# WHAT IS BEING ASKED
Starting at the top of the listing, extract every line up to and including the one with "FY0, FYS = 319.0 - OFF, 2.84". Pictures stay out of the copy.
### SUPPLIED INFORMATION ###
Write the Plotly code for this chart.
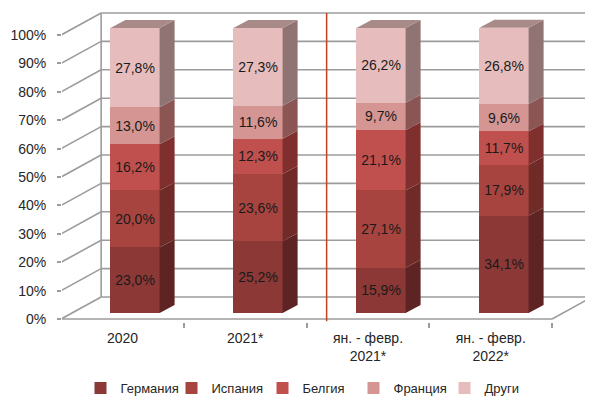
import plotly.graph_objects as go

# ---------------- data ----------------
categories = ["2020", "2021*", "ян. - февр.<br>2021*", "ян. - февр.<br>2022*"]
series_names = ["Германия", "Испания", "Белгия", "Франция", "Други"]
germany = [23.0, 25.2, 15.9, 34.1]
spain = [20.0, 23.6, 27.1, 17.9]
belgium = [16.2, 12.3, 21.1, 11.7]
france = [13.0, 11.6, 9.7, 9.6]
others = [27.8, 27.3, 26.2, 26.8]
y_ticks = [0, 10, 20, 30, 40, 50, 60, 70, 80, 90, 100]
y_ticktext = [f"{v}%" for v in y_ticks]

series_values = [germany, spain, belgium, france, others]

# ---------------- styles ----------------
front_colors = ["#8C3836", "#A8443F", "#C0504D", "#D49593", "#E6BDBC"]
side_colors = ["#5E2424", "#702B29", "#7F302E", "#8A5553", "#8F7473"]
top_color = "#A88A89"
grid_color = "#9C9C9C"
font_family = "Liberation Sans, Arial, sans-serif"
text_color = "#262626"

# layout geometry (pixels, relative to the figure; page body adds 8px offset)
OFF = 8
W, H = 593 - OFF, 401 - OFF
PL, PR, PT, PB = 62 - OFF, 593 - OFF, 10 - OFF, 322 - OFF
# bar plane mapping
BX0, BXS = 135.0 - OFF, 123.0
BY0, BYS = 313.0 - OFF, 2.85
# front plane mapping
FX0, FXS = 122.5 - OFF, 122.75
FY0, FYS = 319.0 - OFF, 2.84

bar_w = 0.4
bar_dx, bar_dy = 15 / BXS, 8 / BYS        # depth of bars in bar-plane units
wall_dx, wall_dy = 40 / FXS, 22 / FYS     # depth of walls in front-plane units

x_range = [(PL - BX0) / BXS, (PR - BX0) / BXS]
y_range = [(BY0 - PB) / BYS, (BY0 - PT) / BYS]
x2_range = [(PL - FX0) / FXS, (PR - FX0) / FXS]
y2_range = [(FY0 - PB) / FYS, (FY0 - PT) / FYS]

n = len(categories)
xs = list(range(n))

fig = go.Figure()

# front faces (stacked bars)
for name, vals, col in zip(series_names, series_values, front_colors):
    fig.add_trace(go.Bar(
        x=xs, y=vals, name=name, width=bar_w,
        marker=dict(color=col, line=dict(width=0)),
        text=[f"{v:.1f}".replace(".", ",") + "%" for v in vals],
        textposition="inside", insidetextanchor="middle", textangle=0,
        textfont=dict(family=font_family, size=14, color="#1a1a1a"),
        constraintext="none",
        hoverinfo="skip",
    ))

# side faces & top face (3D effect), computed from the data
bases = [0.0] * n
for s, (vals, col) in enumerate(zip(series_values, side_colors)):
    px, py = [], []
    for i in range(n):
        b = bases[i]
        t = b + vals[i]
        x0 = xs[i] + bar_w / 2
        px += [x0, x0 + bar_dx, x0 + bar_dx, x0, x0, None]
        py += [b, b + bar_dy, t + bar_dy, t, b, None]
        bases[i] = t
    fig.add_trace(go.Scatter(x=px, y=py, mode="lines", fill="toself",
                             fillcolor=col, line=dict(width=0, color=col),
                             showlegend=False, hoverinfo="skip"))
px, py = [], []
for i in range(n):
    T = bases[i]
    xl, xr = xs[i] - bar_w / 2, xs[i] + bar_w / 2
    px += [xl, xr, xr + bar_dx, xl + bar_dx, xl, None]
    py += [T, T, T + bar_dy, T + bar_dy, T, None]
fig.add_trace(go.Scatter(x=px, y=py, mode="lines", fill="toself",
                         fillcolor=top_color, line=dict(width=0, color=top_color),
                         showlegend=False, hoverinfo="skip"))

# walls / grid (front-plane axes x2/y2)
shapes = []
left_front = -0.5
right_front = n - 0.5
gl = dict(color=grid_color, width=1.6)
for v in y_ticks:
    shapes.append(dict(type="line", xref="x2", yref="y2", layer="below",
                       x0=left_front, y0=v, x1=left_front + wall_dx, y1=v + wall_dy, line=gl))
    shapes.append(dict(type="line", xref="x2", yref="y2", layer="below",
                       x0=left_front + wall_dx, y0=v + wall_dy,
                       x1=right_front + wall_dx, y1=v + wall_dy, line=gl))
shapes.append(dict(type="line", xref="x2", yref="y2", layer="below",
                   x0=left_front + wall_dx, y0=wall_dy, x1=left_front + wall_dx, y1=100 + wall_dy, line=gl))
shapes.append(dict(type="line", xref="x2", yref="y2", layer="below",
                   x0=left_front, y0=0, x1=left_front, y1=100, line=gl))
shapes.append(dict(type="line", xref="x2", yref="y2", layer="below",
                   x0=left_front, y0=0, x1=right_front, y1=0, line=gl))
shapes.append(dict(type="line", xref="x2", yref="y2", layer="below",
                   x0=right_front, y0=0, x1=right_front + wall_dx, y1=wall_dy, line=gl))
# red separator line between yearly and Jan-Feb data
sep_x = 1.5 + wall_dx / 2
shapes.append(dict(type="line", xref="x2", yref="y2", layer="above",
                   x0=sep_x, y0=y2_range[0] + 0.3, x1=sep_x, y1=100 + wall_dy,
                   line=dict(color="#C0451F", width=1.5)))

fig.update_layout(
    width=W, height=H,
    margin=dict(l=PL, r=W - PR, t=PT, b=H - PB, pad=0, autoexpand=False),
    paper_bgcolor="white", plot_bgcolor="white",
    barmode="stack",
    showlegend=True,
    legend=dict(orientation="h", x=(308 - OFF - PL) / (PR - PL), xanchor="center",
                y=(PB - (388 - OFF)) / (PB - PT), yanchor="middle",
                font=dict(family=font_family, size=13, color=text_color),
                traceorder="normal", itemwidth=30,
                entrywidthmode="pixels", entrywidth=46),
    font=dict(family=font_family, size=14, color=text_color),
    shapes=shapes,
    xaxis=dict(range=x_range, visible=False, fixedrange=True),
    yaxis=dict(range=y_range, visible=False, fixedrange=True),
    xaxis2=dict(overlaying="x", anchor="y2", side="bottom", range=x2_range,
                tickvals=xs, ticktext=categories, ticks="",
                showgrid=False, zeroline=False, showline=False,
                tickfont=dict(family=font_family, size=14, color=text_color),
                ticklabelstandoff=6,
                minor=dict(tickvals=[i - 0.5 for i in range(n + 1)], ticks="outside",
                           ticklen=5, tickcolor=grid_color, tickwidth=1.5)),
    yaxis2=dict(overlaying="y", anchor="x2", side="left", range=y2_range,
                tickvals=y_ticks, ticktext=y_ticktext, ticks="outside",
                ticklen=4, tickcolor=grid_color, tickwidth=1.5,
                showgrid=False, zeroline=False, showline=False,
                tickfont=dict(family=font_family, size=14, color=text_color),
                ticklabelstandoff=8),
)

fig.write_html("out.html")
###
# SOLUTION FOR THIS TASK
Write the Plotly code for this chart.
import plotly.graph_objects as go

# ---------------- data ----------------
categories = ["2020", "2021*", "ян. - февр.<br>2021*", "ян. - февр.<br>2022*"]
series_names = ["Германия", "Испания", "Белгия", "Франция", "Други"]
germany = [23.0, 25.2, 15.9, 34.1]
spain = [20.0, 23.6, 27.1, 17.9]
belgium = [16.2, 12.3, 21.1, 11.7]
france = [13.0, 11.6, 9.7, 9.6]
others = [27.8, 27.3, 26.2, 26.8]
y_ticks = [0, 10, 20, 30, 40, 50, 60, 70, 80, 90, 100]
y_ticktext = [f"{v}%" for v in y_ticks]

series_values = [germany, spain, belgium, france, others]

# ---------------- styles ----------------
front_colors = ["#8C3836", "#A8443F", "#C0504D", "#D49593", "#E6BDBC"]
side_colors = ["#5E2424", "#702B29", "#7F302E", "#8A5553", "#8F7473"]
top_color = "#A88A89"
grid_color = "#9C9C9C"
font_family = "Liberation Sans, Arial, sans-serif"
text_color = "#262626"

# layout geometry (pixels, relative to the figure; page body adds 8px offset)
OFF = 8
W, H = 593 - OFF, 401 - OFF
PL, PR, PT, PB = 62 - OFF, 593 - OFF, 10 - OFF, 322 - OFF
# bar plane mapping
BX0, BXS = 135.0 - OFF, 123.0
BY0, BYS = 313.0 - OFF, 2.85
# front plane mapping
FX0, FXS = 122.5 - OFF, 122.75
FY0, FYS = 319.0 - OFF, 2.84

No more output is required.